There may be some people whose line of upward vision is not oblique at all.  They see and understand the other world without refraction effects and illusions of insight.  They look, as it were, straight up and get a clear view.

This range of individual differences is presumably to do with the interaction of many factors: some kind of psychic resonance with beings in the other world; relative density of physical embodiment; early socialisation and education; cultural influences; the pre­vailing world-view and belief-systems that dominate perception; imaginative capacity; and so on.  However, it seems reasonable to suppose that whatever a person’s current visionary angle of incidence, it can be altered by application and practice.  To go back to my original model, all human brains, in my view, are inherently Janus-brains: the codes of both universes are enfolded in them.
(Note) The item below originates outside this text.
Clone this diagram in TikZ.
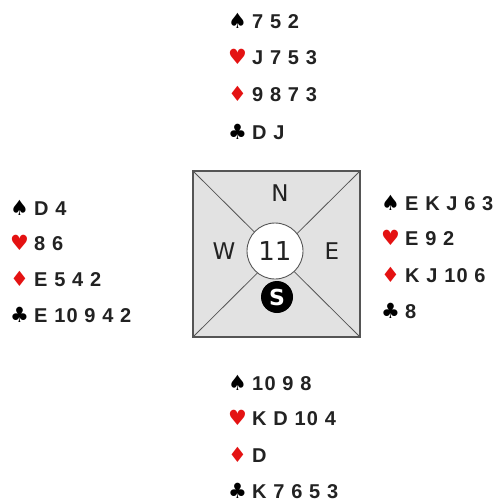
\documentclass[tikz,border=0pt]{standalone}
\usepackage{fontspec}
\setmainfont{Liberation Sans}
\newfontfamily\handfont{Liberation Sans}[LetterSpace=6]
\newfontfamily\suitfont{DejaVu Sans}
\newfontfamily\dirfont{DejaVu Sans}
\usetikzlibrary{positioning}

\definecolor{suitred}{RGB}{228,18,18}
\definecolor{inkgray}{RGB}{34,34,34}
\definecolor{tablefill}{RGB}{226,226,226}
\definecolor{tableline}{RGB}{85,85,85}

% suit symbols in a box of fixed width
\newcommand{\suitbox}[2]{\makebox[24pt][l]{\fontsize{21}{21}\suitfont\textcolor{#1}{#2}}}
\newcommand{\spd}{\suitbox{black}{♠}}
\newcommand{\hrt}{\suitbox{suitred}{♥}}
\newcommand{\dmd}{\suitbox{suitred}{♦}}
\newcommand{\clb}{\suitbox{black}{♣}}

\begin{document}
\begin{tikzpicture}[x=1pt,y=-1pt,every node/.style={inner sep=0pt},
  hand/.style={anchor=base west,font=\fontsize{20}{22}\handfont\bfseries,text=inkgray},
  table/.style={draw=tableline,line width=1.3pt,fill=tablefill,minimum width=167pt,minimum height=166pt},
  dir/.style={font=\fontsize{23}{23}\dirfont,text=inkgray},
  board/.style={circle,draw=tableline,line width=0.9pt,fill=white,minimum size=56pt,font=\fontsize{26}{26}\dirfont,text=inkgray},
  dealer/.style={circle,fill=black,minimum size=32pt,text=white,font=\fontsize{22}{22}\dirfont\bfseries}]
\useasboundingbox (0,0) rectangle (499,503);

% table
\node[table] (tbl) at (276.5,254) {};
\draw[tableline,line width=0.8pt] (tbl.north west) -- (tbl.south east);
\draw[tableline,line width=0.8pt] (tbl.north east) -- (tbl.south west);
\node[board] (bd) at (275,251) {11};
\node[dir] (nn) at (280,193) {N};
\node[dir] (ww) at (224,251) {W};
\node[dir] (ee) at (332,251) {E};
\node[dealer] (ss) at (277,297) {S};

% north
\node[hand] (n1) at (228,29) {\spd 7 5 2};
\node[hand] (n2) at (228,64) {\hrt J 7 5 3};
\node[hand] (n3) at (228,101) {\dmd 9 8 7 3};
\node[hand] (n4) at (228,139) {\clb D J};

% west
\node[hand] (w1) at (10,215) {\spd D 4};
\node[hand] (w2) at (10,250) {\hrt 8 6};
\node[hand] (w3) at (10,286) {\dmd E 5 4 2};
\node[hand] (w4) at (10,322) {\clb E 10 9 4 2};

% east
\node[hand] (e1) at (381,210) {\spd E K J 6 3};
\node[hand] (e2) at (381,245) {\hrt E 9 2};
\node[hand] (e3) at (381,282) {\dmd K J 10 6};
\node[hand] (e4) at (381,318) {\clb 8};

% south
\node[hand] (s1) at (228,390) {\spd 10 9 8};
\node[hand] (s2) at (228,425) {\hrt K D 10 4};
\node[hand] (s3) at (228,462) {\dmd D};
\node[hand] (s4) at (228,498) {\clb K 7 6 5 3};
\end{tikzpicture}
\end{document}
8.  Illuminative diffusion

A final metaphor is based on the physical principle of diffusion of light. Light is scat­tered or diffused – reflected in many different directions – when it falls on an irregular surface.  Illumination proceeding from the subtle world into this world may likewise be diffused when it enters the human brain.

This may prevent uncomfortable occult glare, yet too much scattering of thought at the receiving end in this world may lead to all-over-the-place presentation, with incoher­ence, confusion and ambiguity – a chaotic profusion of concepts.

To prevent this you need a certain degree of conceptual coherence.  But if the concep­tual framework is too rigid, the mesh of ideas too tight, the illumination will be oc­cluded.  The ideal is for some kind of controlled diffusion by means of appropriate canons of judgment and  criteria of discrimination, and by organic, open mesh concep­tual systems.